|Day Presenting:||Monday 29 October|
|Session||Concurrent A1 – Governance|
|Presentation Title||Fish rots form the head|
Gone are the days of the benevolent directors who are providing a service to their community or their church. Directors of aged care companies are accountable for the millions of dollars that pass through their aged care services. Boards are also being made increasingly accountable for the clinical governance of their companies. It’s time Boards reflected the complexity of the organisations they govern.
Gone are the days of rewarding a board member with a pleasant Christmas dinner and a bottle of wine. Boards members are expecting to be remunerated. A board appointment generally occupies at least 8 hours per week of a directors time, time that should be remunerated. It’s time the value of an experienced Board members time was remunerated.

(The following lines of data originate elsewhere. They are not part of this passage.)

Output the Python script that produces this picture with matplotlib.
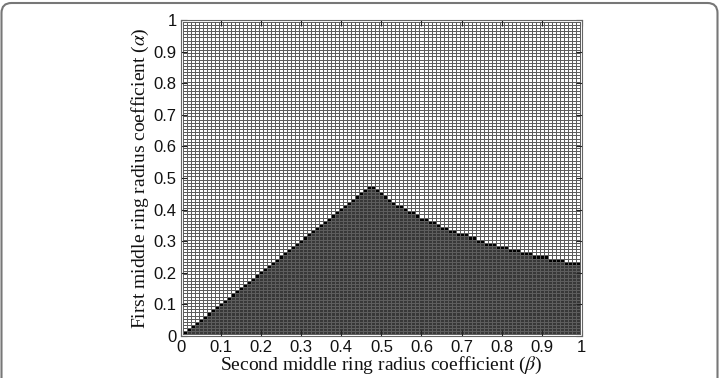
import numpy as np
import matplotlib.pyplot as plt
from matplotlib.colors import ListedColormap
from matplotlib.patches import FancyBboxPatch

# cell centres on both axes
beta = np.arange(1, 100) / 100
alpha = np.arange(1, 100) / 100

# number of dark cells in each beta column
n_dark = [1, 2, 3, 4, 5, 6, 7, 8, 9, 10,
          11, 12, 13, 14, 15, 16, 17, 18, 19, 20,
          21, 22, 23, 24, 25, 26, 27, 28, 29, 30,
          31, 32, 33, 34, 35, 36, 37, 38, 39, 40,
          41, 42, 43, 44, 45, 46, 47, 47, 46, 45,
          44, 43, 42, 41, 41, 40, 39, 39, 38, 37,
          37, 36, 36, 35, 34, 34, 33, 33, 32, 32,
          32, 31, 31, 30, 30, 29, 29, 29, 28, 28,
          28, 27, 27, 27, 26, 26, 26, 25, 25, 25,
          25, 24, 24, 24, 24, 23, 23, 23, 23]

ticks = np.arange(0, 11) / 10
tick_labels = ['0', '0.1', '0.2', '0.3', '0.4', '0.5', '0.6', '0.7', '0.8', '0.9', '1']

# 0 = feasible (white), 1 = region below boundary, 2 = boundary cell
rows = np.arange(1, len(alpha) + 1)[:, None]
n = np.array(n_dark)[None, :]
Z = np.where(rows < n, 1, np.where(rows == n, 2, 0))

plt.rcParams['font.family'] = 'Liberation Sans'
plt.rcParams['mathtext.fontset'] = 'stix'

fig = plt.figure(figsize=(7.21, 3.78), dpi=100)
ax = fig.add_axes([0.251, 0.111, 0.556, 0.836])

cmap = ListedColormap(['#ffffff', '#383838', '#000000'])
ax.pcolormesh(beta, alpha, Z, shading='nearest', cmap=cmap, vmin=0, vmax=2,
              edgecolors='#5e5e5e', linewidth=0.55)

ax.set_xlim(0, 1)
ax.set_ylim(0, 1)
ax.set_xticks(ticks)
ax.set_xticklabels(tick_labels)
ax.set_yticks(ticks)
ax.set_yticklabels(tick_labels)
ax.tick_params(direction='in', top=True, right=True, length=4, labelsize=12,
               colors='#222222', labelcolor='#111111')
ax.tick_params(axis='x', pad=3)
ax.tick_params(axis='y', pad=3)
for s in ax.spines.values():
    s.set_color('#666666')
    s.set_linewidth(0.8)

serif = 'Liberation Serif'
ax.set_xlabel(r'Second middle ring radius coefficient ($\beta$)', family=serif,
              fontsize=14, labelpad=0, color='#111111')
ax.set_ylabel(r'First middle ring radius coefficient ($\alpha$)', family=serif,
              fontsize=14, labelpad=2, color='#111111')

# rounded panel frame
frame = FancyBboxPatch((1.5, -30), 716, 405, boxstyle='round,pad=0,rounding_size=10',
                       transform=None, fill=False, edgecolor='#777777', linewidth=1.5)
fig.patches.append(frame)

fig.savefig('out.png', dpi=100)
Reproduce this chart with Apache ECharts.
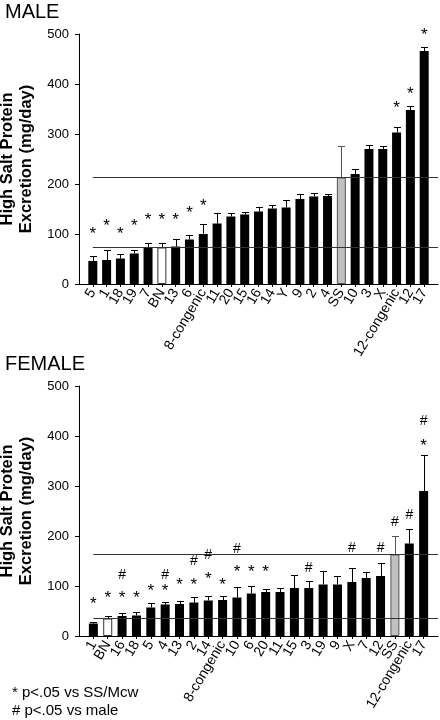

Gone are the days when a like minded group of people went onto a board to assist without being held accountable. All board members should be trained in board governance, a formal qualification should be mandatory.
Smaller aged care providers are not immune to the governance requirements and must ensure that they have the expertise advising them on both their corporate and clinical governance. A board has oversight of not only significant Government subsidies but also millions of resident’s dollars in the form of Accommodation Payments. Strict prudential oversight from a competent, qualified experienced board can minimise the exposure of providers.
Traditionally aged care providers have come from family businesses, through the church or community associations. Whilst the role of director in aged care has evolved with the increasing expectations on organisations to be able to demonstrate their governance systems, a total review of aged care governance should be on the top of every provider’s must do list.
Board members have corporate and personal exposure which cannot be taken lightly. Despite having Directors liability insurance, board members should be aware of their personal exposure when directing the strategic direction of an aged care provider. Failure to meet their obligations can result in significant personal loss, both financial and reputational.
This presentation will look at case studies as they apply to boards both in the Not for Profit and Commercial aged care organisations. From large providers to growing family businesses. No organisation is immune from the requirements to demonstrate effective corporate and clinical governance.
Sabine Phillips is a Partner at Gadens Lawyers, who specialises in health and aged care law. Sabine has a Masters degree in Organisational Behaviour and a Masters of Laws (Legal Practice) Sabine is also a registered nurse (non practising) and has been on numerous boards including a State Health Board for 9 years, the National Australian Children’s Education and Care Quality Authority board, a board member of Alzheimers Australia (Victoria) until the recent changes to Dementia Australia, several aged care boards and is currently a board member of Uniting Agewell Victoria and Tasmania. Sabine’s key areas of expertise are corporate and clinical governance, regulatory compliance, dispute resolution, risk management and organisational reviews. Sabine has also been a provider of residential aged care services and an inaugural assessor with the Agency at its inception and first round of accreditation in 2000. Sabine is also a Fellow of the AICD.